Here’s an update of the charts using the latest data through the second quarter or through July for monthly data. The first one shows real GDP in this recovery. You can see that the gap between real GDP and potential GDP (CBO estimates) is not closing at all. That is the main reason why unemployment remains so high.
Second is the comparison chart with the recovery from the previous deep recession in the early 1980s.That is a typical recovery from a deep recession. The gap closes.
Some say that recoveries from deep U.S. recessions--or from financial crises--are usually slower, but this is simply not true. Below are similar charts from the 1893-94 recession
and from the 1907 recession,
both associated with severe financial crises. You can see the sharp rebounds, nothing like the terrible recovery we have seen recently. This does not imply that the period after these recoveries was smooth; indeed a double dip followed the recovery in the early 1890s.
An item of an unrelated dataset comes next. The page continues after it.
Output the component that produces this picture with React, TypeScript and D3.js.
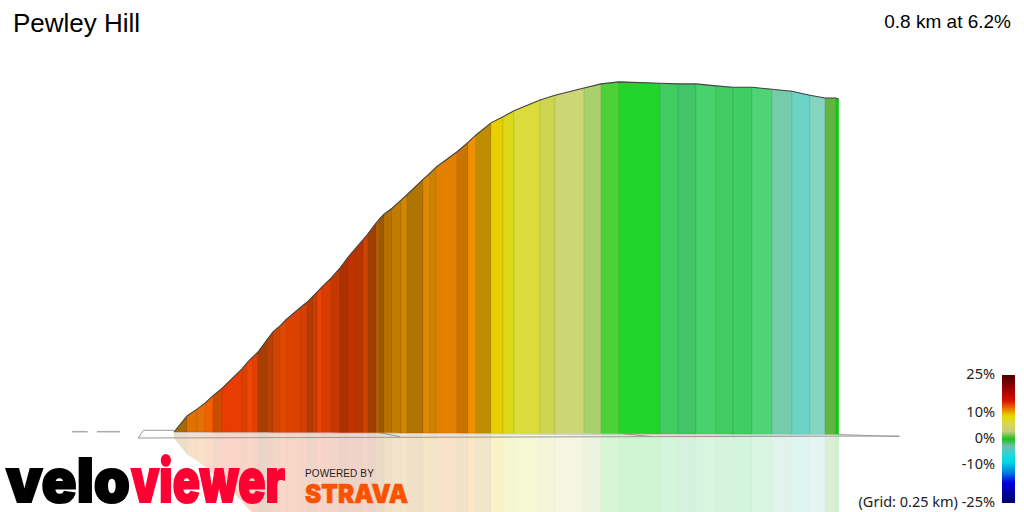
import * as d3 from 'd3'

// profile: metres along the climb and metres gained
const distances = [0, 15.7, 27.7, 37.3, 47, 57.8, 81.9, 87.9, 95.2, 101.2, 112, 119.3, 127.7, 134.9, 153, 160.2, 167.5, 172.3, 178.3, 189.2, 200, 209.6, 219.3, 227.7, 233.7, 243.4, 248.2, 253, 262.7, 273.5, 280.7, 300, 308.4, 315.7, 341, 354.2, 363.9, 381.9, 396.4, 409.6, 441, 459, 494, 514.5, 536.1, 585.5, 607.2, 628.9, 653, 673.5, 696.4, 720.5, 744.6, 766.3, 784.3, 797.6, 801]
const elevations = [0.3, 2.7, 3.7, 4.6, 5.7, 6.8, 9.7, 10.6, 11.5, 12.2, 14, 15.2, 16.1, 17, 18.9, 19.6, 20.5, 21.1, 21.9, 23.2, 24.7, 26.3, 27.7, 28.9, 29.8, 31.4, 32.1, 32.7, 33.6, 34.8, 35.6, 37.9, 38.8, 39.7, 42, 43.4, 44.5, 46.3, 47.2, 48.1, 49.7, 50.4, 51.5, 52.1, 52.4, 52.2, 52.1, 52.1, 51.8, 51.6, 51.6, 51.3, 51, 50.4, 50, 50, 49.8]

// one fill per section between two distances
const sectionFills = ['#a86a00', '#e07000', '#e56f00', '#f26000', '#c94c00', '#e83c00', '#d94000', '#f24300', '#e04000', '#aa3d00', '#b84000', '#cf4500', '#e04a00', '#db4200', '#d54000', '#b83a00', '#c84000', '#ee4200', '#d93c00', '#c43800', '#ac3000', '#c03200', '#b83400', '#cf4200', '#a04000', '#b85a00', '#9c5c00', '#b87000', '#c07c00', '#cf8600', '#b07400', '#dd8800', '#cc8400', '#e38000', '#c97400', '#ef9000', '#c08c00', '#e6d000', '#dbd81a', '#d9dc3a', '#cdd450', '#ccd674', '#a8d06c', '#4cd238', '#20d62c', '#40cc60', '#42c468', '#48d26e', '#42cc62', '#40cc60', '#4ed474', '#74ccaa', '#6cd4c4', '#84d4c0', '#64b444', '#10d010']

const legendTicks = [25, 10, 0, -10, -25]
const legendStops = [25, 20, 15, 12, 9, 6, 3, 0, -3, -6, -9, -13, -17, -21, -25]
const legendColors = ['#4a0000', '#960000', '#d81000', '#e87000', '#e8d800', '#d8d850', '#c8cc80', '#20c020', '#70c0b0', '#20d8d8', '#00d8e8', '#0080e0', '#0000e0', '#0000a0', '#000060']

// ground plate and grid marks, in metres along the climb
const plateStart = -37
const plateCorner = -43
const plateTip = 874
const gridMarks: [number, number][] = [[248, 272], [541, 576], [801, 874]]
const farDashes: [number, number][] = [[-123, -104], [-93, -65]]

const x = d3.scaleLinear().domain([0, 800]).range([174, 838])
const y = d3.scaleLinear().domain([0, 50]).range([434, 98])
const mirrorY = d3.scaleLinear().domain([0, 50]).range([436, 772])
const groundY = d3.scaleLinear().domain([0, 801]).range([432, 434.6])
const legendY = d3.scaleLinear().domain([25, -25]).range([375, 503])

const indices = d3.range(distances.length)

const sectionArea = d3.area<number>()
  .x((i) => x(distances[i]))
  .y0((i) => groundY(distances[i]))
  .y1((i) => y(elevations[i]))

const mirrorArea = d3.area<number>()
  .x((i) => x(distances[i]))
  .y0((i) => groundY(distances[i]))
  .y1((i) => mirrorY(elevations[i]))

const ridge = d3.line<number>()
  .x((i) => x(distances[i]))
  .y((i) => y(elevations[i]))

const ui = "'Noto Sans', sans-serif"
const arial = "'Liberation Sans', Arial, sans-serif"
const logo = "Inter, 'Liberation Sans', sans-serif"

export default function App() {
  return (
    <svg width={1024} height={512} viewBox="0 0 1024 512" style={{ position: 'absolute', left: 0, top: 0 }}>
      <defs>
        <linearGradient id="legendRamp" x1="0" x2="0" y1="0" y2="1">
          {legendStops.map((s, i) => (
            <stop key={s} offset={(25 - s) / 50} stopColor={legendColors[i]} />
          ))}
        </linearGradient>
      </defs>
      <rect width={1024} height={512} fill="#fff" />

      {/* reflection */}
      <g opacity={0.21}>
        {sectionFills.map((fill, i) => (
          <path key={i} d={mirrorArea([i, i + 1]) as string} fill={fill} stroke="rgba(0,0,0,0.12)" strokeWidth={0.6} />
        ))}
      </g>

      {/* far dashes */}
      {farDashes.map(([a, b]) => (
        <line key={a} x1={x(a)} x2={x(b)} y1={431.7} y2={431.7} stroke="#aaa" strokeWidth={1.5} />
      ))}

      {/* ground plate */}
      <path
        d={`M${x(plateStart)},430.3L${x(0)},430.3M${x(plateStart)},430.3L${x(plateCorner)},438L${x(plateTip)},436`}
        fill="none"
        stroke="#999"
        strokeWidth={1}
      />
      <path d={`M${x(0)},432.4L${x(plateTip)},436`} fill="none" stroke="#ccc" strokeWidth={1} />
      {gridMarks.map(([a, b]) => (
        <line key={a} x1={x(a)} x2={x(b)} y1={groundY(a)} y2={436.6} stroke="#999" strokeWidth={1} />
      ))}

      {/* climb */}
      {sectionFills.map((fill, i) => (
        <path key={i} d={sectionArea([i, i + 1]) as string} fill={fill} stroke="rgba(0,0,0,0.1)" strokeWidth={0.7} />
      ))}
      <path d={ridge(indices) as string} fill="none" stroke="#444" strokeWidth={1.1} />

      <text x={13} y={32} fontFamily={arial} fontSize={26} fill="#000">Pewley Hill</text>
      <text x={1011} y={28} textAnchor="end" fontFamily={arial} fontSize={19} fill="#000">0.8 km at 6.2%</text>

      {/* gradient legend */}
      <rect x={1002} y={legendY(25)} width={13} height={legendY(-25) - legendY(25)} fill="url(#legendRamp)" />
      {legendTicks.map((t) => (
        <text key={t} x={995} y={legendY(t) + 4} textAnchor="end" fontFamily={ui} fontSize={14.5} fill="#222">
          {t === -25 ? `(Grid: 0.25 km) ${t}%` : `${t}%`}
        </text>
      ))}

      {/* logos */}
      <text x={6} y={502} fontFamily={logo} fontWeight={900} fontSize={60} textLength={124} lengthAdjust="spacingAndGlyphs" fill="#000" stroke="#000" strokeWidth={2}>velo</text>
      <text x={131} y={502} fontFamily={logo} fontWeight={900} fontSize={60} textLength={154} lengthAdjust="spacingAndGlyphs" fill="#ff0033" stroke="#ff0033" strokeWidth={2}>viewer</text>
      <text x={305} y={477} fontFamily={arial} fontSize={10} letterSpacing={1.2} textLength={70} fill="#222">POWERED BY</text>
      <text x={305} y={503} fontFamily={logo} fontWeight={900} fontSize={26} textLength={103} lengthAdjust="spacingAndGlyphs" fill="#fc5200" stroke="#fc5200" strokeWidth={0.6}>STRAVA</text>
    </svg>
  )
}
Of course potential GDP is difficult to measure so it is important to look at alternative charts. The next one used GDP growth rates. The average real GDP growth rate in this recovery has been only 2.2 percent, even lower than the 2.4 percent before the data were revised.
Finally, with today’s July employment numbers you can see the extraordinarily weak employment record in this recovery. The employment-to-population ratio is still lower than at the start of the so-called recovery. We now know that it fell in July as shown in the lower right part of the chart.